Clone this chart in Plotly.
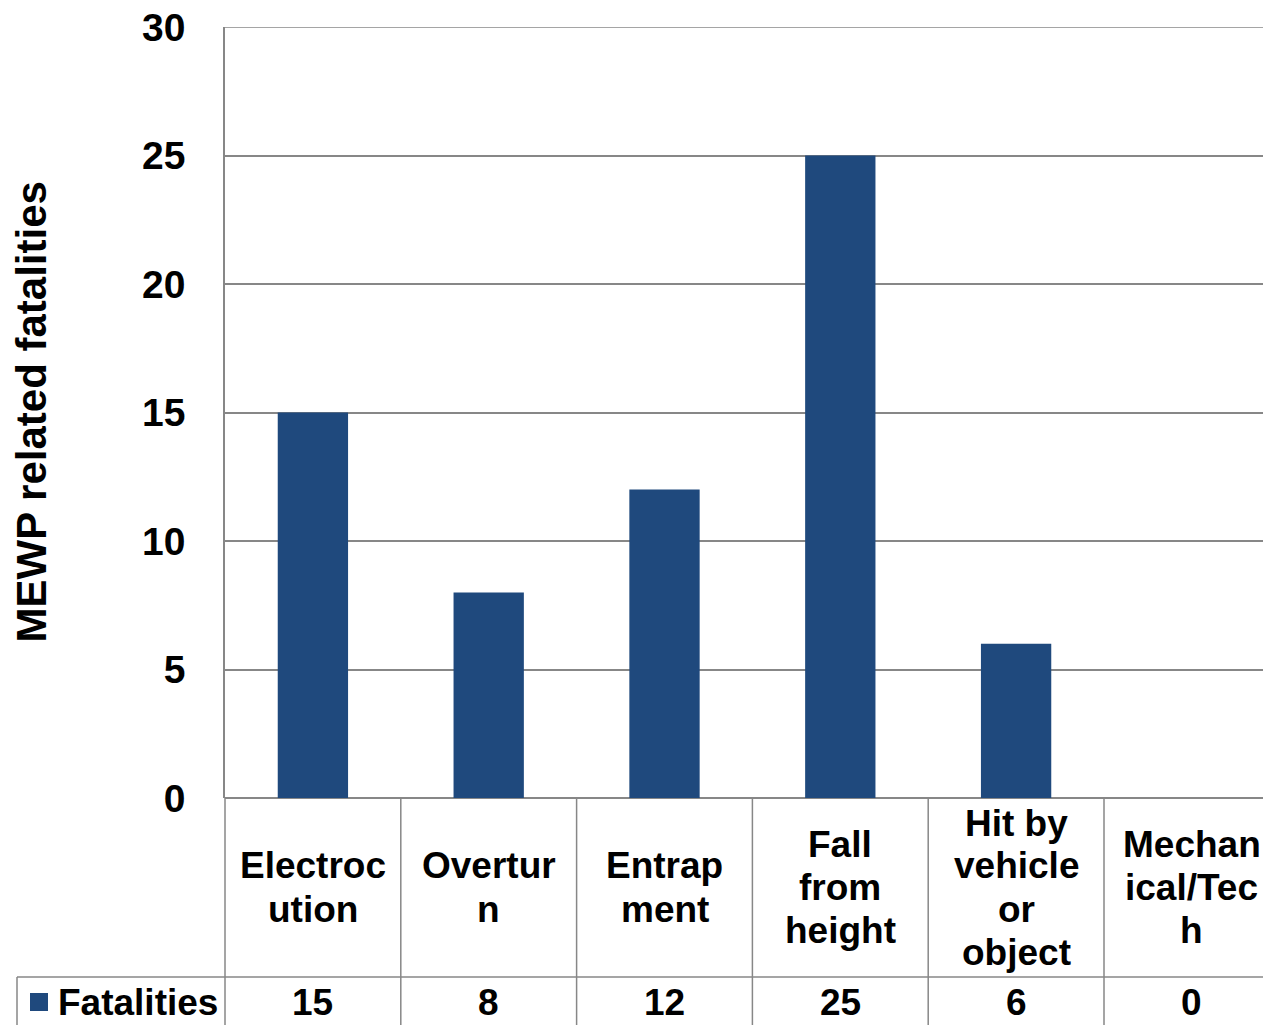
import plotly.graph_objects as go

# ---- data ----
categories = ["Electrocution", "Overturn", "Entrapment", "Fall from height",
              "Hit by vehicle or object", "Mechanical/Tech"]
label_lines = [["Electroc", "ution"], ["Overtur", "n"], ["Entrap", "ment"],
               ["Fall", "from", "height"], ["Hit by", "vehicle", "or", "object"],
               ["Mechan", "ical/Tec", "h"]]
values = [15, 8, 12, 25, 6, 0]
series_name = "Fatalities"
y_ticks = [0, 5, 10, 15, 20, 25, 30]
y_title = "MEWP related fatalities"

# ---- layout geometry (pixels) ----
W, H = 1263, 1025
L, T, B = 225, 27, 798
CAT_W = 175.8
ROW_SPLIT = 977
BAR_COLOR = "#1F497D"
LINE_COLOR = "#878787"
FONT = "Liberation Sans, Arial, sans-serif"

xmin = -0.5
xmax = xmin + (W - L) / CAT_W


def py(Y):
    return (B - Y) / (B - T)


def pxx(X):
    return (X - L) / (W - L)


def catx(v):
    return (v - xmin) / (xmax - xmin)


fig = go.Figure()
fig.add_trace(go.Bar(x=categories, y=values, name=series_name,
                     marker=dict(color=BAR_COLOR, line=dict(width=0)),
                     width=0.4, showlegend=False))

shapes = []
line = dict(color=LINE_COLOR, width=1.5)
# top gridline (max of axis)
shapes.append(dict(type="line", xref="paper", yref="y",
                   x0=0, x1=1, y0=y_ticks[-1], y1=y_ticks[-1], line=line))
# table vertical lines
for i in range(len(categories) + 1):
    xp = catx(i - 0.5)
    if xp <= 1.0:
        shapes.append(dict(type="line", xref="paper", yref="paper",
                           x0=xp, x1=xp, y0=0, y1=py(H + 5), line=line))
# horizontal separator between label row and value row
shapes.append(dict(type="line", xref="paper", yref="paper",
                   x0=pxx(17), x1=1, y0=py(ROW_SPLIT), y1=py(ROW_SPLIT), line=line))
# legend cell left border
shapes.append(dict(type="line", xref="paper", yref="paper",
                   x0=pxx(17), x1=pxx(17), y0=py(ROW_SPLIT), y1=py(H + 5), line=line))
# legend key
shapes.append(dict(type="rect", xref="paper", yref="paper",
                   x0=pxx(30), x1=pxx(48), y0=py(1011), y1=py(993),
                   fillcolor=BAR_COLOR, line=dict(width=0)))

annotations = []
font_txt = dict(family=FONT, size=37, color="black", weight="bold")
LINE_SP = 43
cell_center = (B + ROW_SPLIT) / 2
for i, lines in enumerate(label_lines):
    n = len(lines)
    for k, t in enumerate(lines):
        yc = cell_center + (k - (n - 1) / 2) * LINE_SP
        annotations.append(dict(text=t, x=catx(i), xref="paper", y=py(yc), yref="paper",
                                xanchor="center", yanchor="middle", showarrow=False,
                                font=font_txt))
for i, v in enumerate(values):
    annotations.append(dict(text=str(v), x=catx(i), xref="paper", y=py(1002), yref="paper",
                            xanchor="center", yanchor="middle", showarrow=False,
                            font=font_txt))
annotations.append(dict(text=series_name, x=pxx(56), xref="paper", y=py(1002), yref="paper",
                        xanchor="left", yanchor="middle", showarrow=False, font=font_txt))
annotations.append(dict(text=y_title, x=pxx(31), xref="paper", y=0.5, yref="paper",
                        xanchor="center", yanchor="middle", textangle=-90, showarrow=False,
                        font=dict(family=FONT, size=42, color="black", weight="bold")))

fig.update_layout(
    width=W, height=H,
    margin=dict(l=L, r=0, t=T, b=H - B, pad=0),
    paper_bgcolor="white", plot_bgcolor="white",
    shapes=shapes, annotations=annotations,
    xaxis=dict(range=[xmin, xmax], showticklabels=False, showgrid=False,
               zeroline=False, showline=False, ticks=""),
    yaxis=dict(range=[0, 30], tickvals=y_ticks, ticktext=[str(v) for v in y_ticks],
               showgrid=True, gridcolor=LINE_COLOR, gridwidth=1.5,
               zeroline=True, zerolinecolor=LINE_COLOR, zerolinewidth=1.5,
               showline=True, linecolor=LINE_COLOR, linewidth=1.5,
               ticks="", ticklabelstandoff=30,
               tickfont=dict(family=FONT, size=39, color="black", weight="bold")),
)

fig.write_html("out.html", config={"displayModeBar": False},
               post_script="document.body.style.margin='0';document.body.style.overflow='hidden';")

^^^^^^^^^^^^^^^^

STATED PROBLEM | Retype the listing exactly. Pictures do not belong in the copy.

EXPECTED ANSWER |
Clone this chart in Plotly.
import plotly.graph_objects as go

# ---- data ----
categories = ["Electrocution", "Overturn", "Entrapment", "Fall from height",
              "Hit by vehicle or object", "Mechanical/Tech"]
label_lines = [["Electroc", "ution"], ["Overtur", "n"], ["Entrap", "ment"],
               ["Fall", "from", "height"], ["Hit by", "vehicle", "or", "object"],
               ["Mechan", "ical/Tec", "h"]]
values = [15, 8, 12, 25, 6, 0]
series_name = "Fatalities"
y_ticks = [0, 5, 10, 15, 20, 25, 30]
y_title = "MEWP related fatalities"

# ---- layout geometry (pixels) ----
W, H = 1263, 1025
L, T, B = 225, 27, 798
CAT_W = 175.8
ROW_SPLIT = 977
BAR_COLOR = "#1F497D"
LINE_COLOR = "#878787"
FONT = "Liberation Sans, Arial, sans-serif"

xmin = -0.5
xmax = xmin + (W - L) / CAT_W


def py(Y):
    return (B - Y) / (B - T)


def pxx(X):
    return (X - L) / (W - L)


def catx(v):
    return (v - xmin) / (xmax - xmin)


fig = go.Figure()
fig.add_trace(go.Bar(x=categories, y=values, name=series_name,
                     marker=dict(color=BAR_COLOR, line=dict(width=0)),
                     width=0.4, showlegend=False))

shapes = []
line = dict(color=LINE_COLOR, width=1.5)
# top gridline (max of axis)
shapes.append(dict(type="line", xref="paper", yref="y",
                   x0=0, x1=1, y0=y_ticks[-1], y1=y_ticks[-1], line=line))
# table vertical lines
for i in range(len(categories) + 1):
    xp = catx(i - 0.5)
    if xp <= 1.0:
        shapes.append(dict(type="line", xref="paper", yref="paper",
                           x0=xp, x1=xp, y0=0, y1=py(H + 5), line=line))
# horizontal separator between label row and value row
shapes.append(dict(type="line", xref="paper", yref="paper",
                   x0=pxx(17), x1=1, y0=py(ROW_SPLIT), y1=py(ROW_SPLIT), line=line))
# legend cell left border
shapes.append(dict(type="line", xref="paper", yref="paper",
                   x0=pxx(17), x1=pxx(17), y0=py(ROW_SPLIT), y1=py(H + 5), line=line))
# legend key
shapes.append(dict(type="rect", xref="paper", yref="paper",
                   x0=pxx(30), x1=pxx(48), y0=py(1011), y1=py(993),
                   fillcolor=BAR_COLOR, line=dict(width=0)))

annotations = []
font_txt = dict(family=FONT, size=37, color="black", weight="bold")
LINE_SP = 43
cell_center = (B + ROW_SPLIT) / 2
for i, lines in enumerate(label_lines):
    n = len(lines)
    for k, t in enumerate(lines):
        yc = cell_center + (k - (n - 1) / 2) * LINE_SP
        annotations.append(dict(text=t, x=catx(i), xref="paper", y=py(yc), yref="paper",
                                xanchor="center", yanchor="middle", showarrow=False,
                                font=font_txt))
for i, v in enumerate(values):
    annotations.append(dict(text=str(v), x=catx(i), xref="paper", y=py(1002), yref="paper",
                            xanchor="center", yanchor="middle", showarrow=False,
                            font=font_txt))
annotations.append(dict(text=series_name, x=pxx(56), xref="paper", y=py(1002), yref="paper",
                        xanchor="left", yanchor="middle", showarrow=False, font=font_txt))
annotations.append(dict(text=y_title, x=pxx(31), xref="paper", y=0.5, yref="paper",
                        xanchor="center", yanchor="middle", textangle=-90, showarrow=False,
                        font=dict(family=FONT, size=42, color="black", weight="bold")))

fig.update_layout(
    width=W, height=H,
    margin=dict(l=L, r=0, t=T, b=H - B, pad=0),
    paper_bgcolor="white", plot_bgcolor="white",
    shapes=shapes, annotations=annotations,
    xaxis=dict(range=[xmin, xmax], showticklabels=False, showgrid=False,
               zeroline=False, showline=False, ticks=""),
    yaxis=dict(range=[0, 30], tickvals=y_ticks, ticktext=[str(v) for v in y_ticks],
               showgrid=True, gridcolor=LINE_COLOR, gridwidth=1.5,
               zeroline=True, zerolinecolor=LINE_COLOR, zerolinewidth=1.5,
               showline=True, linecolor=LINE_COLOR, linewidth=1.5,
               ticks="", ticklabelstandoff=30,
               tickfont=dict(family=FONT, size=39, color="black", weight="bold")),
)

fig.write_html("out.html", config={"displayModeBar": False},
               post_script="document.body.style.margin='0';document.body.style.overflow='hidden';")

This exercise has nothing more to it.